Saturday, October 11, 2008
double-reading between the lines from
(Dept. of [what to do with] Romanticist Poetic Conceits)
Bruce Barcott, "Painting the Sky" * :
Some birds were made for poems. Keats had his
nightingale, Poe his raven. The European bee-eater's life
is more an epic novel . . . .
It's a good life, growing up as a European bee-eater
(Merops apiaster). The vast majority form
clans that raise young in the spring and summer
in a wide swath from Spain to Kazakhstan . . . .
Once the [European] birds arrive in Africa [after
winter migration], the social season kicks into
high gear. Male[s] stick with their own clan,
while females leave to add their genes to a distant
pool. Grass fires often function as mixers.
. . . Spanish-born males meet Italian-born
females, [the] Hungarian[-born] . . . meet Kazahks
and mates pair up for life. . . . Home is usually
a sandstone cliff or . . . riverbank . . . burrows.
Nesting season is time for family alliances and intrigue.
Members of the Meropidae family . . . are famously cooperative
breeders. In any colony there are apt to be numerous
nest helpers--sons or uncles who help feed their
father's or brother's chicks. The helpers benefit too:
Parents with helpers can provide more food for chicks
to continue the family line. The trick, of course,
is to recruit more helpers. . . . [Cornell University
researchers studying a related breed living in Kenya] found
that they often use strong-arm tactics. After [building]
the burrow, a male . . . typically engages in courtship
feeding--impressing his mate by bringing her a tasty
[tidbit]. [Researchers] watched parents butt into
their son's business, begging for the courtship treat
or barging in between the mated pair. If that didn't
work, a parent might block the entrance of the son's
[home], preventing the female from entering . . . .
After a while some sons succumbed to the pressure,
abandoning their own breeding efforts to become helpers
at their parents' nests.
European [birds] aren't quite as ruthless.
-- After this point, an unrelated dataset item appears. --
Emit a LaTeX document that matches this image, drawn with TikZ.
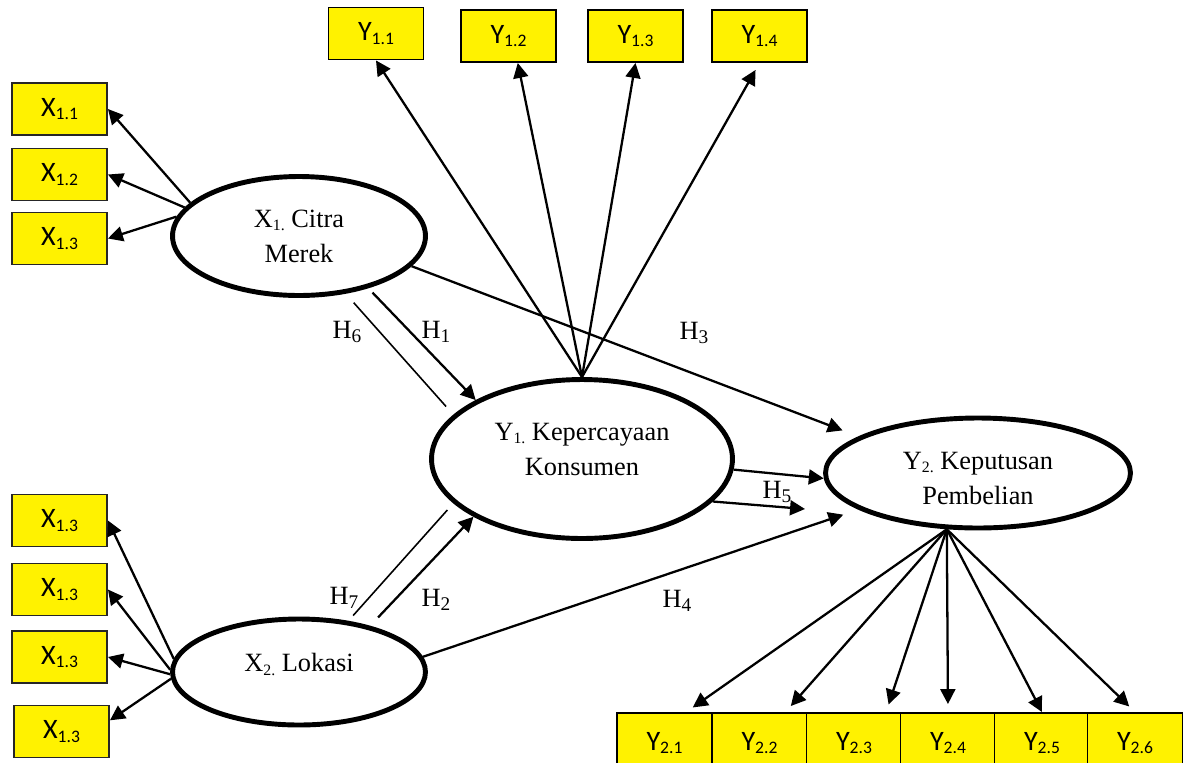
\documentclass[tikz,border=0pt]{standalone}
\usepackage{fontspec}
\setmainfont{Liberation Serif}
\newfontfamily\boxfont{Carlito}
\usetikzlibrary{shapes.geometric,arrows.meta}
\newcommand{\subidx}[2][9]{\raisebox{-2pt}{\fontsize{#1}{#1}\selectfont #2}}

\begin{document}
\begin{tikzpicture}[x=0.02cm,y=-0.02cm,>={Triangle[length=8.5pt,width=8.5pt]}]
    \useasboundingbox (0,0) rectangle (1184,762);

    % Stijlen
    \tikzset{ind/.style={rectangle, draw=black!85, line width=1.1pt, fill=yellow,
                 minimum width=1.9cm, minimum height=1.04cm, inner sep=0pt,
                 font=\boxfont\fontsize{16}{18}\selectfont},
             lat/.style={ellipse, draw, line width=2.8pt, align=center, inner sep=1pt,
                 font=\fontsize{15}{20}\selectfont},
             lbl/.style={inner sep=0pt, font=\fontsize{15}{18}\selectfont},
             pad/.style={->, line width=1.3pt},
             hyp/.style={->, line width=1.3pt},
             ind line/.style={line width=0.9pt}}

    % Konstruk
    \node[lat, minimum width=5.06cm, minimum height=2.38cm] (x1) at (299,236) {X\subidx{1.} Citra\\Merek};
    \node[lat, minimum width=6.02cm, minimum height=3.18cm] (y1) at (582,459) {Y\subidx{1.} Kepercayaan\\Konsumen\rule[-11.4pt]{0pt}{11.4pt}};
    \node[lat, minimum width=6.1cm, minimum height=2.2cm] (y2) at (978,473) {\rule{0pt}{16pt}Y\subidx{2.} Keputusan\\Pembelian};
    \node[lat, minimum width=5.06cm, minimum height=2.12cm] (x2) at (299,672) {X\subidx{2.} Lokasi\rule[-11pt]{0pt}{11pt}};

    % Indikator X1
    \node[ind] (xa) at (59.5,109) {X\subidx[10]{1.1}};
    \node[ind] (xb) at (59.5,174.5) {X\subidx[10]{1.2}};
    \node[ind] (xc) at (59.5,238.5) {X\subidx[10]{1.3}};

    % Indikator X2
    \node[ind] (xd) at (59.5,520.5) {X\subidx[10]{1.3}};
    \node[ind] (xe) at (59.5,589.5) {X\subidx[10]{1.3}};
    \node[ind] (xf) at (59.5,657) {X\subidx[10]{1.3}};
    \node[ind] (xg) at (61.5,731.5) {X\subidx[10]{1.3}};

    % Indikator Y1
    \node[ind, draw=black] (ya) at (376,33.5) {Y\subidx[10]{1.1}};
    \node[ind, draw=black] (yb) at (508.5,36) {Y\subidx[10]{1.2}};
    \node[ind, draw=black] (yc) at (635.5,36) {Y\subidx[10]{1.3}};
    \node[ind, draw=black] (yd) at (759.5,36) {Y\subidx[10]{1.4}};

    % Indikator Y2
    \node[ind, draw=black, minimum height=1.2cm] (y2a) at (664.5,743) {Y\subidx[10]{2.1}};
    \node[ind, draw=black, minimum height=1.2cm] (y2b) at (759.5,743) {Y\subidx[10]{2.2}};
    \node[ind, draw=black, minimum height=1.2cm] (y2c) at (854,743) {Y\subidx[10]{2.3}};
    \node[ind, draw=black, minimum height=1.2cm] (y2d) at (948,743) {Y\subidx[10]{2.4}};
    \node[ind, draw=black, minimum height=1.2cm] (y2e) at (1042,743) {Y\subidx[10]{2.5}};
    \node[ind, draw=black, minimum height=1.2cm] (y2f) at (1135,743) {Y\subidx[10]{2.6}};

    % Hipotesis
    \node[lbl] (h6) at (347,332) {H\subidx[11]{6}};
    \node[lbl] (h1) at (436,332) {H\subidx[11]{1}};
    \node[lbl] (h3) at (694,333) {H\subidx[11]{3}};
    \node[lbl] (h5) at (777,492) {H\subidx[11]{5}};
    \node[lbl] (h7) at (344,598) {H\subidx[11]{7}};
    \node[lbl] (h2) at (436,600) {H\subidx[11]{2}};
    \node[lbl] (h4) at (677,601) {H\subidx[11]{4}};
    \coordinate (h5tip) at (805,509);

    % Loading X1
    \draw[pad] (x1.163) -- (xa.east);
    \draw[pad] (x1.166) -- (xb.east);
    \draw[pad] (x1.171) -- (xc.east);

    % Loading X2
    \draw[pad] (x2.174) -- (xd.east);
    \draw[pad] (x2.179) -- (xe.east);
    \draw[pad] (x2.181) -- (xf.east);
    \draw[pad] (x2.183) -- (xg.13);

    % Loading Y1
    \draw[pad] (y1.north) -- (ya.south);
    \draw[pad] (y1.north) -- (yb.-71);
    \draw[pad] (y1.north) -- (yc.south);
    \draw[pad, shorten >=0.16cm] (y1.north) -- (yd.south);

    % Loading Y2
    \draw[pad, shorten >=0.16cm] (y2.241) -- (y2a.55);
    \draw[pad, shorten >=0.16cm] (y2.241) -- (y2b.50);
    \draw[pad, shorten >=0.16cm] (y2.241) -- (y2c.44);
    \draw[pad, shorten >=0.16cm] (y2.241) -- (y2d.north);
    \draw[pad] (y2.241) -- (y2e.north);
    \draw[pad, shorten >=0.16cm] (y2.241) -- (y2f.north);

    % Pengaruh
    \draw[hyp, shorten <=0.12cm] (x1.-37) -- (y1.151);
    \draw[ind line, shorten <=0.24cm, shorten >=0.22cm] (x1.-51) -- (y1.161);
    \draw[hyp, shorten <=0.23cm] (x2.33) -- (y1.208);
    \draw[ind line, shorten <=0.14cm, shorten >=0.18cm] (x2.46) -- (y1.199);
    \draw[hyp, shorten >=0.34cm] (x1.-15) -- (y2.163);
    \draw[hyp, shorten >=0.32cm] (x2.7) -- (y2.197);
    \draw[hyp] (y1.-4) -- (y2.182);
    \draw[hyp] (y1.-18) -- (h5tip);
\end{tikzpicture}
\end{document}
They are more likely to find helpers among males
whose own nests fail through natural causes.
Trickery and theft aren't uncommon, though.
. . . If a female leaves her burrow to feed,
another female may sneak in to lay eggs--a
tactic to fool the neighbor into raising the
stranger's brood. Similarly, if a male leaves
the nest unguarded, other males may seize the
opportunity to copulate with his mate. Other[s]
occasionally turn to robbery, harassing neighbors
who return with food until they drop [the food]
and the thief can fly away with the goods.
It's a short, spectacular life. . . . But what a
story: bee chases, hive raids, brush fires, nest intrigue
. . . .
(62-63)
* National Geographic (ngm. com), October, 2008.